= Task to complete =
Scan the records below for the line with "Rebuild this chart" and the line with "0.45, 0.18, 0.10]", and retype that range exactly, both ends included, pictures excepted.

(Plotting code records)

####################

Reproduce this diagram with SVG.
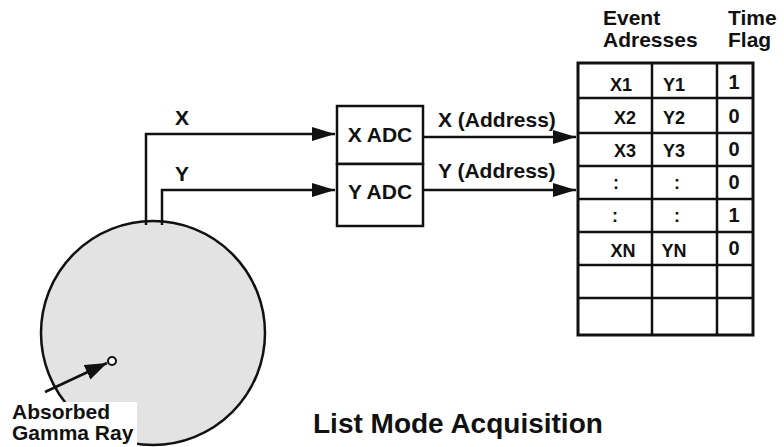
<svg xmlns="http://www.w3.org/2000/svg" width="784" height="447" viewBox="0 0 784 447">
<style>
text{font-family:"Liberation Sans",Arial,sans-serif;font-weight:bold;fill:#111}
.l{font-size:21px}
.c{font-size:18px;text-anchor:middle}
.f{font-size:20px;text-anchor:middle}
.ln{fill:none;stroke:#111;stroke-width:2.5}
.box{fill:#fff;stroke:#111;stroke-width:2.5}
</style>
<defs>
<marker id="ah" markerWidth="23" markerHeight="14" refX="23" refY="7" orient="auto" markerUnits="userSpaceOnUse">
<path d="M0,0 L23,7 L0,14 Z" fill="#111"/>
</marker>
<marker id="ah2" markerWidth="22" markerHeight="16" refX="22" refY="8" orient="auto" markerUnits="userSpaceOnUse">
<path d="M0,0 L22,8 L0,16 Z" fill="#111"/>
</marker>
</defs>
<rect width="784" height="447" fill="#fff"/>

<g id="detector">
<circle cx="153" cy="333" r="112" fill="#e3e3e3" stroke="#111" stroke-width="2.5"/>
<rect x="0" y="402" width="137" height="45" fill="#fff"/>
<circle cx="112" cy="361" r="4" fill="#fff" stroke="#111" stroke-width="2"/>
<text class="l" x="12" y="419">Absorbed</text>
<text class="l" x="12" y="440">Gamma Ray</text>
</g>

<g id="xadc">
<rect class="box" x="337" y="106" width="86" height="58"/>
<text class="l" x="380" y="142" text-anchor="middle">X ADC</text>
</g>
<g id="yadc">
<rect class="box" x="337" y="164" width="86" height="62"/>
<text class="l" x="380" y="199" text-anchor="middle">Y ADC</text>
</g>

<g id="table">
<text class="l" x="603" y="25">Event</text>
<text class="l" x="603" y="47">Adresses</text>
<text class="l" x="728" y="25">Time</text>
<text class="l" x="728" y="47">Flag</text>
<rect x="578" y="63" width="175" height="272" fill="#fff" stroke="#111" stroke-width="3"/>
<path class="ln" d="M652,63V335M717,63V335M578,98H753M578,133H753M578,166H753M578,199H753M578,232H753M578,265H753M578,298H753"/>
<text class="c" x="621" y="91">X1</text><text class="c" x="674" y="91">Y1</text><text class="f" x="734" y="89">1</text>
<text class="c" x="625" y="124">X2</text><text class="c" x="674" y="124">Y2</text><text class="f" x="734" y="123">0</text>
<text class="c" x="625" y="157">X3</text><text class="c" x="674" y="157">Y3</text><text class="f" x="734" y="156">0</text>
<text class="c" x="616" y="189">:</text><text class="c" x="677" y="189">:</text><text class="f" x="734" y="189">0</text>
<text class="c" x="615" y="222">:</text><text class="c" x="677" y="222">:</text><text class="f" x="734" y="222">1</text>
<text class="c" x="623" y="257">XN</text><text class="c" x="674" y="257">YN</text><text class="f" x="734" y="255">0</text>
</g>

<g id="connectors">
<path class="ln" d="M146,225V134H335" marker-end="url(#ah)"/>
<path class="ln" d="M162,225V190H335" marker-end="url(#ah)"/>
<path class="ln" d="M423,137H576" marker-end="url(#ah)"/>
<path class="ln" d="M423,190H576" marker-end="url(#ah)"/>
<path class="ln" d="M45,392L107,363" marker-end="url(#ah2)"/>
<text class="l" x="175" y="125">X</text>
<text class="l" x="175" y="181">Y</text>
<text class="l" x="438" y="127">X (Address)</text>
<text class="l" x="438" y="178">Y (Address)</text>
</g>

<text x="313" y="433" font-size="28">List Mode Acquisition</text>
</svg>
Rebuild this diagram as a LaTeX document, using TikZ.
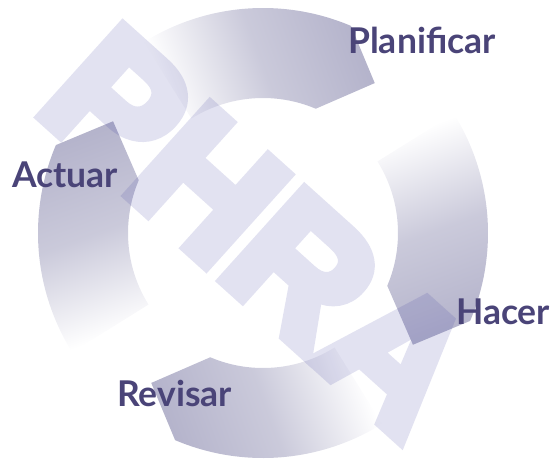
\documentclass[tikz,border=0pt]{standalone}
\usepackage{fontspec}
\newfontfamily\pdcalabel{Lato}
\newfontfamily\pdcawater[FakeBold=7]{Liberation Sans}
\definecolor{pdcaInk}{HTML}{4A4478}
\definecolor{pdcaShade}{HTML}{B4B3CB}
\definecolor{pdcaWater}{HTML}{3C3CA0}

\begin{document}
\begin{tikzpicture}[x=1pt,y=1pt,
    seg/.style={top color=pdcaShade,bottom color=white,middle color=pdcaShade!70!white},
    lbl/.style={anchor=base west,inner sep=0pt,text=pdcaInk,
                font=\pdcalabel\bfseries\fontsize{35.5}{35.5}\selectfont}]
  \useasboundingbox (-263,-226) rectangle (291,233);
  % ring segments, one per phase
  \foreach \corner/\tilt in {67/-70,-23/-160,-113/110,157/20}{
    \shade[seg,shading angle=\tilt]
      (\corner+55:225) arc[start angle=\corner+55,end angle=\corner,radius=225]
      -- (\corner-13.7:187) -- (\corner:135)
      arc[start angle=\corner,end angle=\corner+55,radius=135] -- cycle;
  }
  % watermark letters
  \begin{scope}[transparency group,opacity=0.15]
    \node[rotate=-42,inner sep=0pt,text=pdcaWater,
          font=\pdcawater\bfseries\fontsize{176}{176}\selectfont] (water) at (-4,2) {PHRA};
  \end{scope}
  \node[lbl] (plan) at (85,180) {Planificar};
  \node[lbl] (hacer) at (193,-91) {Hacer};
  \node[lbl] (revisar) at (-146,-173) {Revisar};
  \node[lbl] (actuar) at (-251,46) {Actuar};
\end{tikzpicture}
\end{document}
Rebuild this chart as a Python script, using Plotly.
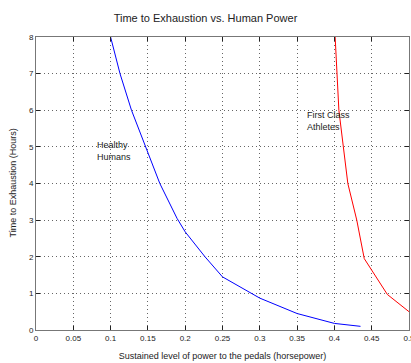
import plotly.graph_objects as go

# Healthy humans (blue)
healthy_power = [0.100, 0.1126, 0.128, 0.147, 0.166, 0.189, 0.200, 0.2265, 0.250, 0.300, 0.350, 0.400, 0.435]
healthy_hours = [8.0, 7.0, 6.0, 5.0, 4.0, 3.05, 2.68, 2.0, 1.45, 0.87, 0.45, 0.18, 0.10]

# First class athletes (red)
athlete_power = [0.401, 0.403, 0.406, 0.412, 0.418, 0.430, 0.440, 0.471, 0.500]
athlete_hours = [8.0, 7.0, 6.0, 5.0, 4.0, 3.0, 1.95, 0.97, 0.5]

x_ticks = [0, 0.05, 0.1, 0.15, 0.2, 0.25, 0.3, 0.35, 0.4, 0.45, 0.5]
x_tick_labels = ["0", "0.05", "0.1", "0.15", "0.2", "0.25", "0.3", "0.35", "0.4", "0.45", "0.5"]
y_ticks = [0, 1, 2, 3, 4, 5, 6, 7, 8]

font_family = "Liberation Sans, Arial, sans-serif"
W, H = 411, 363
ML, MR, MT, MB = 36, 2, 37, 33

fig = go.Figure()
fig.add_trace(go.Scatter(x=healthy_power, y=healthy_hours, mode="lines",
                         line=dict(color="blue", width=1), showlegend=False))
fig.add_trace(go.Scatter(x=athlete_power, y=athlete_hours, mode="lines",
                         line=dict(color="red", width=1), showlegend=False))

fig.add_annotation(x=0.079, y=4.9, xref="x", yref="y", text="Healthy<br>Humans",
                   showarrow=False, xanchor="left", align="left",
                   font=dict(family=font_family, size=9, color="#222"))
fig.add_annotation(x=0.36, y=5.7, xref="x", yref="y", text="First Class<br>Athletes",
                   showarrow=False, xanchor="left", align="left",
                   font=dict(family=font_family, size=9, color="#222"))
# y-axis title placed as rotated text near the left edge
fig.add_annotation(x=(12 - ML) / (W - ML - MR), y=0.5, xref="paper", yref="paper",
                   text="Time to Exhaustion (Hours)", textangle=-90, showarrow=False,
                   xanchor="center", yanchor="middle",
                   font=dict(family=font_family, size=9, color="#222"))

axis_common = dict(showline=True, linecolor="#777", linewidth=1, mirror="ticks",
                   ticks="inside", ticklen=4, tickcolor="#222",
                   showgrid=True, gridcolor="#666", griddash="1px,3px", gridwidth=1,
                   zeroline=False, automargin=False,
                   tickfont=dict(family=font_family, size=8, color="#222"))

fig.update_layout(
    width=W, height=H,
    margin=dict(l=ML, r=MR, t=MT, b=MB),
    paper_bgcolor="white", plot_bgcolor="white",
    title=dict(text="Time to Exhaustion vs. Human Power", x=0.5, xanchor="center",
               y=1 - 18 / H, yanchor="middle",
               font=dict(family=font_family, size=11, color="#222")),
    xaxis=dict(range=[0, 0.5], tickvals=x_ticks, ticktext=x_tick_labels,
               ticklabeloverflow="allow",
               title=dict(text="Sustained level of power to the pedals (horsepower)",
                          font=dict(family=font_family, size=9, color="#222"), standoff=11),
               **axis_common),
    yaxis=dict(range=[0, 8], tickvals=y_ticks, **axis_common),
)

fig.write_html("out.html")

####################

= Complete output =
Rebuild this chart as a Python script, using Plotly.
import plotly.graph_objects as go

# Healthy humans (blue)
healthy_power = [0.100, 0.1126, 0.128, 0.147, 0.166, 0.189, 0.200, 0.2265, 0.250, 0.300, 0.350, 0.400, 0.435]
healthy_hours = [8.0, 7.0, 6.0, 5.0, 4.0, 3.05, 2.68, 2.0, 1.45, 0.87, 0.45, 0.18, 0.10]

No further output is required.